Chan moved to the Bay Area from New York, where she studied at the Art Students League, and enjoyed a successful architecture career. She creates portraits, figure studies, still lifes and landscapes; her observant realism alternates with the poetic stylization of traditional Chinese brush painting, as in her stunning depictions of celestial dragons, Taking Flight and Pursuit.
See the Eunice Chan: Dreaming - Remembering exhibits page.
South Gallery, February 15-April 26.
Lee, a Korean-American artist, studied in Boston and San Francisco, where she now works. While her floral and landscape works derive from gestural Abstract Expressionism, her 2011 Psalms series, shown here, derives from the color-field branch of that movement, e.g., Mark Rothko, with his sunset-sky gates and portals transformed into near-monochrome lights and darks, or Philip Guston. The titles of Lee’s ‘door’ works—red, blue, pink, green and grey—sound like a tour of Guston’s palette.
See the Eun Lee: Mixed-media abstract paintings exhibits page.
North and East Galleries, January 25-April 5.

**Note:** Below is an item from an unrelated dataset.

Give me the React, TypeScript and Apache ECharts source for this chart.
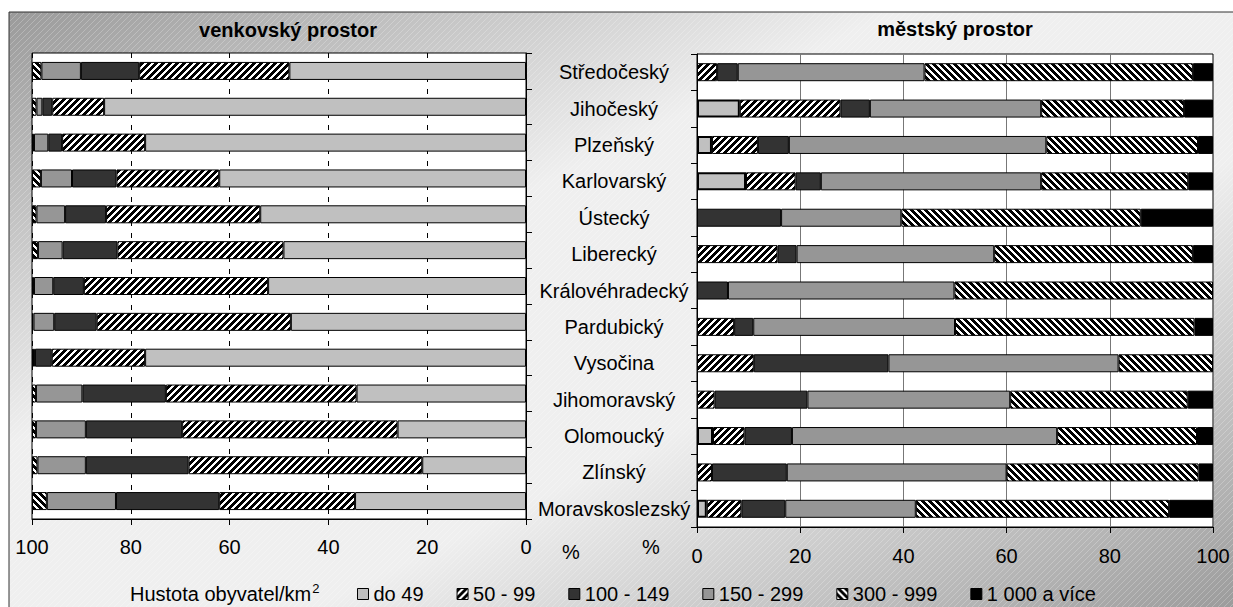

Sheng, an internationally renowned artist who works in San Francisco, is showing five of her Along the Silk Road landscapes series, examining the route along which goods from East and West were traded—mostly silk, but also technologies, religions and philosophies. Sheng’s essentially abstract works, like Calligraphy in the Flaming Mountains, Desert Wind, and Early Spring Song, with their powerful brushwork and intense color contrasts, convey the dynamism of cultural transmission as well as the artist’s impressions of real locales. Her sculptures transform the traditional motifs of horses, bells, fans and ceremonial tripods from the bronze and silk of the past to opulent Murano glass. Included are a 1/10-scale model for a huge glass-brick installation, The Open Wall Project, that was created for the Venice Biennale, and Calligraphy Totem, a poem inscribed in glass, inspired by the work of the eighth-century Tang Dynasty poet, Li Po, who died, egend has it, while drunkenly trying to embrace the moon reflected on a lake.
See the Shan Shan Sheng: Reminiscence, paintings and glass sculpture exhibits page.
Decker A and B Galleries, February 15-April 26.
Ming, who lives in Hayward, works internationally. Stephen Beal, president of California College of the Arts described his paintings as “a creative extension of the laws of physics… His works call to mind the laws of the physical universe while appearing to defy them. They contradict our inculcated perceptions of a unified world governed by gravity and they pull us into new, unfamiliar spaces that challenge Western notions of picture plane and perspective. His paintings manipulate time and space: they fuse the East with the West and reveal new, unexplored territory.” Ming’s classical training and his disciplined use of painterly accident (born of constant study and experimentation) combine in such works as Blue World, Universal Valley and various works entitled Mysterious World to evoke beautiful, psychologically charged landscapes where everything is in motion, in flux.
See the Ming Ren: Abstract ink paintings on paper exhibits page.
Decker A and B Galleries, February 15-April 26.
Zhang, who lives in San Francisco, emigrated from China in the 1990s, as did other state- trained artists seeking freedom of expression in the West. Well-known and respected in the art community as an artist and teacher, Zhang recently had a solo show at San Francisco’s prestigious Catharine Clark Gallery. About which I wrote, in Art Ltd., “Hybridity, an aesthetic byword for several decades, has spawned a style of artwork that is ubiquitous … but too often generic, almost corporate, and deracinated: rootless. Not so with the ceramic figures of Wanxin Zhang, a sculptor who came to San Francisco in 1992. He found in the ceramic figure sculptures of Robert Arneson, Stephen De Staebler, Manuel Neri and Viola Frey a tradition that could accommodate his conflicting impulses and loyalties as a young immigrant artist poised between, to employ clichés, old and new, East and West. Zhang’s figure sculptures, which update the 8,000 clay warriors of Xian, embody a contemporary cross-cultural sensibility, but one with a strong point of view… These … works combine pathos with irony, and refuse to serve as either propaganda or satire; they are polyvalent, but not detached.”